● **Problem details**: Pull out every line below that holds the word "diagram".
--
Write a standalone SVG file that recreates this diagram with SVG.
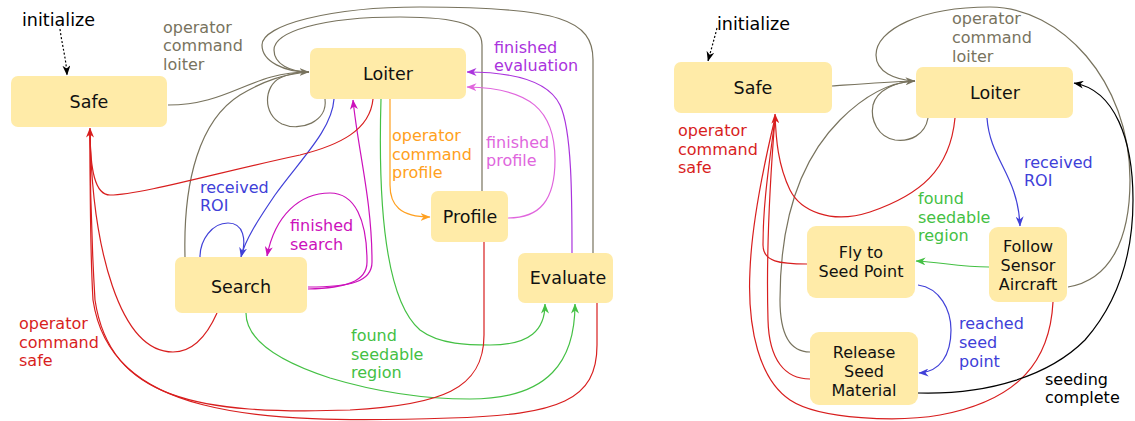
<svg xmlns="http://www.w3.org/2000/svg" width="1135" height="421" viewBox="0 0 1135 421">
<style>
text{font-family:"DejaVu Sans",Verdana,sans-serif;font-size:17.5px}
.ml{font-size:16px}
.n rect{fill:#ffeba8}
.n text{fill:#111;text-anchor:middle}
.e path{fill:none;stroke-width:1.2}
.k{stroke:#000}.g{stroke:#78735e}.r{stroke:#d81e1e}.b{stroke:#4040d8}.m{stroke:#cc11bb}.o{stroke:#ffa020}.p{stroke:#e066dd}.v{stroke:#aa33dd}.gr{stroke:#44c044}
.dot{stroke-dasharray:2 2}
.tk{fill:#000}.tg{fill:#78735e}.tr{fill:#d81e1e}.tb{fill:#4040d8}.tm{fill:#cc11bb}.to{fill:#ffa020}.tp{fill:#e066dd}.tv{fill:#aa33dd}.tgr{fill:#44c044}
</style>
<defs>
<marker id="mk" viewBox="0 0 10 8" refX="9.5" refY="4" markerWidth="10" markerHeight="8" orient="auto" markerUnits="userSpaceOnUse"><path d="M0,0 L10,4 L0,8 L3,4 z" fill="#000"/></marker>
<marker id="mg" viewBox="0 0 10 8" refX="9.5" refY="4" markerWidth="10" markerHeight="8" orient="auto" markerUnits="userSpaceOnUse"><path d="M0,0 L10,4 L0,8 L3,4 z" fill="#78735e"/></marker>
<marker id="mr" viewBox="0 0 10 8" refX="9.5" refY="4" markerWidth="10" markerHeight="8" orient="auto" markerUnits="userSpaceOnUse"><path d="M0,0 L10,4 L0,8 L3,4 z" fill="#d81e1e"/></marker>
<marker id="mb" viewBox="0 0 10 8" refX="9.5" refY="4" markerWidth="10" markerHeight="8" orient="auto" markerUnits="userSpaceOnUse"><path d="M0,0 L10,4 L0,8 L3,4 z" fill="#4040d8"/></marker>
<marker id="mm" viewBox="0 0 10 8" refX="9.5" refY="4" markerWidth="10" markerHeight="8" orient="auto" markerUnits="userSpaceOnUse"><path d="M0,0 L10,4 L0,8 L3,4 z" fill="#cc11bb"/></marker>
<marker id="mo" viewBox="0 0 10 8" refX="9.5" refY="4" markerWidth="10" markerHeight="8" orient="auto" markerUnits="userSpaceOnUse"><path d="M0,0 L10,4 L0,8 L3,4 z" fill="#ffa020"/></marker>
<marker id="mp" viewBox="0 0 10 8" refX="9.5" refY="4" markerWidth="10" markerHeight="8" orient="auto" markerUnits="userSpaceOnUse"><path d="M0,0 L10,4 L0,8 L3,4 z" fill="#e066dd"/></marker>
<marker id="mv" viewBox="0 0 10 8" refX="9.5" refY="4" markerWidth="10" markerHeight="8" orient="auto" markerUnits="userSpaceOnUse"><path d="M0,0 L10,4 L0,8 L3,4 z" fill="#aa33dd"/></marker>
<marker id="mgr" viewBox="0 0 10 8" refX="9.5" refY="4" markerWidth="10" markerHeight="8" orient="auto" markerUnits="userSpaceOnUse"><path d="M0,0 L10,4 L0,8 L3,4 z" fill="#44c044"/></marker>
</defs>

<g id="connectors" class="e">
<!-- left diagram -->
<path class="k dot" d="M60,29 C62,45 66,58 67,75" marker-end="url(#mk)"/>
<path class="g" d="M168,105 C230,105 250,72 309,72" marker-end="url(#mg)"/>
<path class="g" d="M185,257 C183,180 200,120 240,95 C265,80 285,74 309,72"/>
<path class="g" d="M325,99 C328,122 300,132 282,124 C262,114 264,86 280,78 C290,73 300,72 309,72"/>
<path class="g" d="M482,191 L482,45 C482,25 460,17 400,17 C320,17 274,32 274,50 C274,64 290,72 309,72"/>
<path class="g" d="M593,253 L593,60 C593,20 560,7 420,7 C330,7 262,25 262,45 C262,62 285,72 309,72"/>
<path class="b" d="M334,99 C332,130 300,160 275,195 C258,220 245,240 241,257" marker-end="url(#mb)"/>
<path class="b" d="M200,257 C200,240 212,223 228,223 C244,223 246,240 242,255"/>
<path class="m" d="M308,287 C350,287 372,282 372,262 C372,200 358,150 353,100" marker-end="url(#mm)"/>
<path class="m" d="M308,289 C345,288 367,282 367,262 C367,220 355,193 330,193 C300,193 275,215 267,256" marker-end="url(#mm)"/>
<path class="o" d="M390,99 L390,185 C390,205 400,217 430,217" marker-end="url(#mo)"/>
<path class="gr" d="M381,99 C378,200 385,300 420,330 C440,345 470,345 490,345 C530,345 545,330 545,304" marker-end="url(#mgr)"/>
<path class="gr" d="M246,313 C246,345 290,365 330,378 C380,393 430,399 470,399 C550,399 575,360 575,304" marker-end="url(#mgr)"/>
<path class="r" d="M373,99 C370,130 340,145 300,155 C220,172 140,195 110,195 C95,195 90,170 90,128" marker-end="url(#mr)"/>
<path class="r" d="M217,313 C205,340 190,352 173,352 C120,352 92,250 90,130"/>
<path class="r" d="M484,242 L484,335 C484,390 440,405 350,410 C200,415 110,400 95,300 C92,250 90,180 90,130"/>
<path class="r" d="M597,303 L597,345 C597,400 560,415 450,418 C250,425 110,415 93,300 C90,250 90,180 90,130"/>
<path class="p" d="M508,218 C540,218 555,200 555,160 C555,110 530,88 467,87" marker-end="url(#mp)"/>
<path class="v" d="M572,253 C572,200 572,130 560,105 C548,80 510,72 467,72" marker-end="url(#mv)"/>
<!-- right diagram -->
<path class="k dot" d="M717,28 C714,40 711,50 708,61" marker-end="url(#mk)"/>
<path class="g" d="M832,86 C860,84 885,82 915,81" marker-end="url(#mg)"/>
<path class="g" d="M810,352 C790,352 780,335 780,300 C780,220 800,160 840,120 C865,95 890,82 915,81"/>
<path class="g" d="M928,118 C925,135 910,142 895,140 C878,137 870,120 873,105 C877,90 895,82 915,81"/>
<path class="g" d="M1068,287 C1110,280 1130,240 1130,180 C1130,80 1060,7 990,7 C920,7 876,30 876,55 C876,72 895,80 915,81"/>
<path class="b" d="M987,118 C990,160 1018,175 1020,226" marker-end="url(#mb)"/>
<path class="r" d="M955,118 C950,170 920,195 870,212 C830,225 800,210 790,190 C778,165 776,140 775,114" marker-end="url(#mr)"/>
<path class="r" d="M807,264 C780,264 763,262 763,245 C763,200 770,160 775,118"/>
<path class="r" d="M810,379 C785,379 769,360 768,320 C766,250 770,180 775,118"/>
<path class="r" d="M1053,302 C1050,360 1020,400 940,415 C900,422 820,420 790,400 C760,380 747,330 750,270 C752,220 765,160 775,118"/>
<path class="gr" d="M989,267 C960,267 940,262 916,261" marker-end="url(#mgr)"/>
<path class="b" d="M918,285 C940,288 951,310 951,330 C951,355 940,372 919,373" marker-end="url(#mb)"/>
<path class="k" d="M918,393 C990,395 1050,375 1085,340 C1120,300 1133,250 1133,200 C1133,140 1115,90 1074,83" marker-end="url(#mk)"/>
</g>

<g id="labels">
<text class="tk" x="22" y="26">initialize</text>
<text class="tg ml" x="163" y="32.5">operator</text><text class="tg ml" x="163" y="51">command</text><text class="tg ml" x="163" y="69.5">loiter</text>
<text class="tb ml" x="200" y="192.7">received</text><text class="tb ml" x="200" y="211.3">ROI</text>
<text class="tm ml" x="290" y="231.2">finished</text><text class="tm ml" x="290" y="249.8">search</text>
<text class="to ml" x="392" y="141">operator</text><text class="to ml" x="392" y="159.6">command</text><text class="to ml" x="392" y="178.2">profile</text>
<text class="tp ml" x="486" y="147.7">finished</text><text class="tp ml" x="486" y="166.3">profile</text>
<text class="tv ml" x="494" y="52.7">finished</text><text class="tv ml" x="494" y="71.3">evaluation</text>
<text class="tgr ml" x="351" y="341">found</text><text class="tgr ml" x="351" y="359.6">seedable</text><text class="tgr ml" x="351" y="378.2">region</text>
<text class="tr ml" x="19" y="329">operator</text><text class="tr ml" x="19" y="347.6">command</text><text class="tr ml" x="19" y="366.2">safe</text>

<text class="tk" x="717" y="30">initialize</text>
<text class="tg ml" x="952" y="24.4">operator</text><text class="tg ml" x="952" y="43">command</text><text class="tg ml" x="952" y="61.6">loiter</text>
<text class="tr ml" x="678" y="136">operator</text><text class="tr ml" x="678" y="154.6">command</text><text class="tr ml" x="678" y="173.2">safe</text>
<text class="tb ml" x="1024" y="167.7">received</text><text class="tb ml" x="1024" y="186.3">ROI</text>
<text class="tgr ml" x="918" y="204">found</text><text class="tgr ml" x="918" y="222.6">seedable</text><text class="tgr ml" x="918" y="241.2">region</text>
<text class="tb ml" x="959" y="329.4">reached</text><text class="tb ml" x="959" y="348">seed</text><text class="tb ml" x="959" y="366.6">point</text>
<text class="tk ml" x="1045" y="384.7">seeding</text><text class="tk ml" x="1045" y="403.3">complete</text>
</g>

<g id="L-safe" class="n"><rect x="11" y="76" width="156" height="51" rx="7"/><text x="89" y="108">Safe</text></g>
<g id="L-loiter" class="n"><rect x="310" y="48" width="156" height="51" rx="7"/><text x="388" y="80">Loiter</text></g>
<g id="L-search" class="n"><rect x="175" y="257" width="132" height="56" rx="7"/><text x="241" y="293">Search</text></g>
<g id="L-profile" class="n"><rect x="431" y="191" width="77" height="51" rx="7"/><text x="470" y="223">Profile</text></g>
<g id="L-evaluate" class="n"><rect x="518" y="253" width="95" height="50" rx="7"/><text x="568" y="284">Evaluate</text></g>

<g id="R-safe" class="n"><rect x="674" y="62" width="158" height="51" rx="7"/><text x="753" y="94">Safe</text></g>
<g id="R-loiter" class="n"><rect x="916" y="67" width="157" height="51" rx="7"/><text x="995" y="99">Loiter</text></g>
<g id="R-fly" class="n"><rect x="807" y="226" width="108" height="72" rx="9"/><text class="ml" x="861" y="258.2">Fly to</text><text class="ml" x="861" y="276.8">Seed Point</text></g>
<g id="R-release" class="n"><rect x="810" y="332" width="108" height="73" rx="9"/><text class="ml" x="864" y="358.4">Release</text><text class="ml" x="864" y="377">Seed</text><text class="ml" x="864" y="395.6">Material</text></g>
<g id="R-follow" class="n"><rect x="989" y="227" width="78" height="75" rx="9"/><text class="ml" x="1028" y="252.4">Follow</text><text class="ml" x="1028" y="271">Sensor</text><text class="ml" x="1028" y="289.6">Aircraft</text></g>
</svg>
--
● **Exercise answer**:
Write a standalone SVG file that recreates this diagram with SVG.
<!-- left diagram -->
<!-- right diagram -->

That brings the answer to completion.